In Jericho, Bartimaeus is ready to ask for a miracle. He is ready to express what he really wants. He throws away his cloak, his only possession, because he trusts that he will see again. But also because he wants to be seen, no longer hiding in his indignity. He doesn’t listen to the admonitions of the crowd, who at first tell him to keep quiet and remain in his place as a blind beggar. Jesus, too, resists the pressure of the controlling crowd. Jesus always responds to sincere requests for miracles.

Job in today’s text says what Bartimaeus might have said:

“I only knew of you what I had been told, but now I have seen you with my own eyes!”

Did Job and Bartimaeus really see with their eyes? Or is it with their transformed bodies, experiences and hearts that they can “see”? As the Little Prince said, “You can only see well with your heart. What is essential is invisible to the eye”.

The crowd saw with their own eyes another of Jesus’ prodigies. Confirming even more his exceptional status.

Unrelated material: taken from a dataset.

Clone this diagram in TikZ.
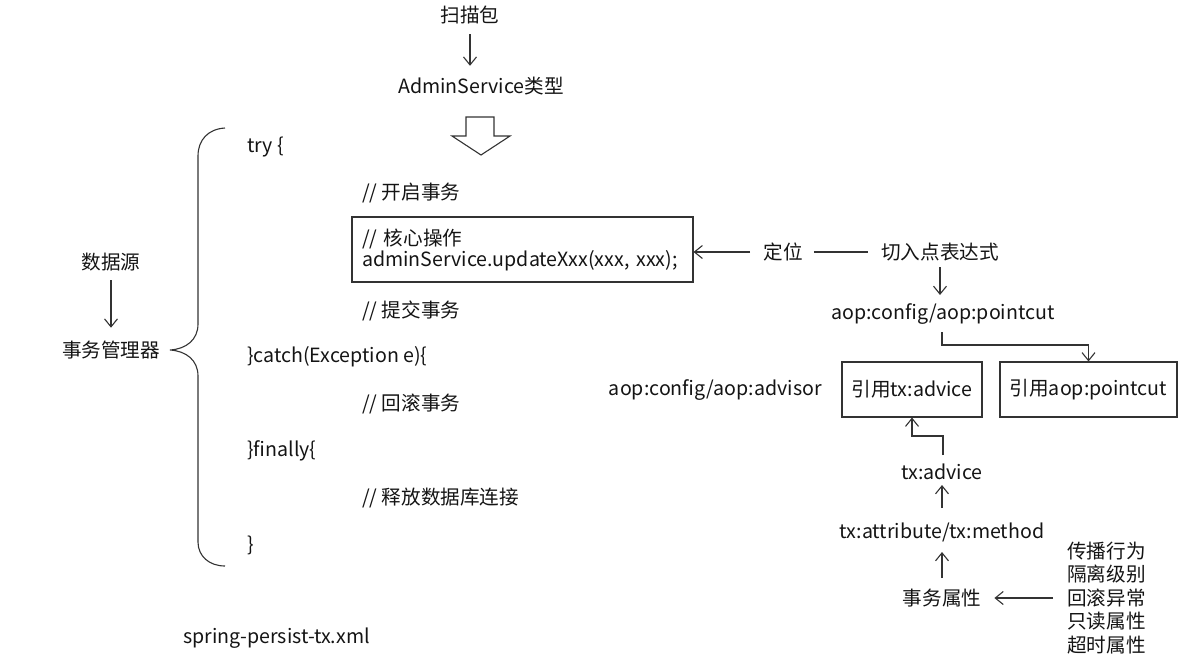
\documentclass[tikz,border=0pt]{standalone}
\usepackage{fontspec}
\setmainfont{Noto Sans CJK SC}
\usetikzlibrary{arrows.meta}
\begin{document}
\begin{tikzpicture}[x=1pt,y=-1pt,
  every node/.style={inner sep=0pt, text=black!92},
  txt/.style={font=\fontsize{19.6}{23}\selectfont},
  code/.style={txt, anchor=west},
  boxed/.style={draw=black!80, line width=1.1pt, minimum height=55, inner sep=0pt, txt},
  line/.style={draw=black!80, line width=1.1pt},
  arr/.style={line, -{Straight Barb[length=8pt,width=13pt,line width=1.1pt]}}
]
\useasboundingbox (0,0) rectangle (1199,659);

% top
\node[txt] (scan) at (470,15) {扫描包};
\node[txt] (admin) at (481,86) {AdminService类型};
\draw[arr] ([yshift=-10]scan.south) -- ([yshift=11]scan.south |- admin.north);
\draw[line] (466,117) -- (494,117) -- (494,136) -- (510,136) -- (481,155) -- (452,136) -- (466,136) -- cycle;

% left
\node[txt] (ds) at (111,262) {数据源};
\node[txt] (tm) at (111,350) {事务管理器};
\draw[arr] ([yshift=-9]ds.south) -- ([yshift=13]ds.south |- tm.north);
\draw[line] (225,128) .. controls (208,129) and (198,140) .. (198,156) -- (198,324)
  .. controls (198,340) and (186,349) .. (170,350)
  .. controls (186,351) and (198,360) .. (198,376) -- (198,542)
  .. controls (198,556) and (209,566) .. (225,566);

% code
\node[code] (try) at (247,147) {try \{};
\node[code] (begin) at (362,193) {// 开启事务};
\node[boxed, minimum width=341, minimum height=65, text width=321, align=left,
  font=\fontsize{19.6}{21}\selectfont] (core) at (522.5,249.5) {// 核心操作\\adminService.updateXxx(xxx, xxx);};
\node[code] (commit) at (362,311) {// 提交事务};
\node[code] (catch) at (247,357) {\}catch(Exception e)\{};
\node[code] (rollback) at (362,404) {// 回滚事务};
\node[code] (finally) at (247,451) {\}finally\{};
\node[code] (release) at (362,498) {// 释放数据库连接};
\node[code] (close) at (247,545) {\}};
\node[code] (file) at (183,638) {spring-persist-tx.xml};

% right
\node[txt] (dw) at (783,252) {定位};
\node[txt] (expr) at (940,252) {切入点表达式};
\draw[arr] ([xshift=-13]dw.west) -- (core.east |- dw);
\draw[line] ([xshift=11]dw.east) -- ([xshift=-13]expr.west);
\node[txt] (pc) at (943,314) {aop:config/aop:pointcut};
\draw[arr] ([yshift=-6]expr.south -| 940,0) -- (940,295);
\node[boxed, minimum width=140] (reftx) at (912,389.5) {引用tx:advice};
\node[boxed, minimum width=177] (refpc) at (1088.5,389.5) {引用aop:pointcut};
\draw[arr] (942,332) -- (942,345) -| (refpc.north);
\node[txt, anchor=east] (adv) at (822,390) {aop:config/aop:advisor};
\node[txt] (txa) at (942,472) {tx:advice};
\draw[arr] (943,455) -- (943,436) -| (reftx.south);
\node[txt] (txm) at (942,532) {tx:attribute/tx:method};
\draw[arr] (942,508) -- (942,485);
\node[txt] (attr) at (942,598) {事务属性};
\draw[arr] (942,578) -- (942,552);
\node[txt, anchor=west, align=left, font=\fontsize{19.6}{23.5}\selectfont] (list) at (1067,598)
  {传播行为\\隔离级别\\回滚异常\\只读属性\\超时属性};
\draw[arr] ([xshift=-14]list.west) -- ([xshift=13]attr.east);
\end{tikzpicture}
\end{document}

But do they see with their hearts, do they see that the miracle is that of emerging from the position of unworthiness to dare to say and ask God the questions that are forming deep within us? The real miracle is the conversion of our inner vision. The real miracle is being able to accept and integrate the fact that God looks at us with more love than we look at ourselves when we feel unworthy and unacceptable.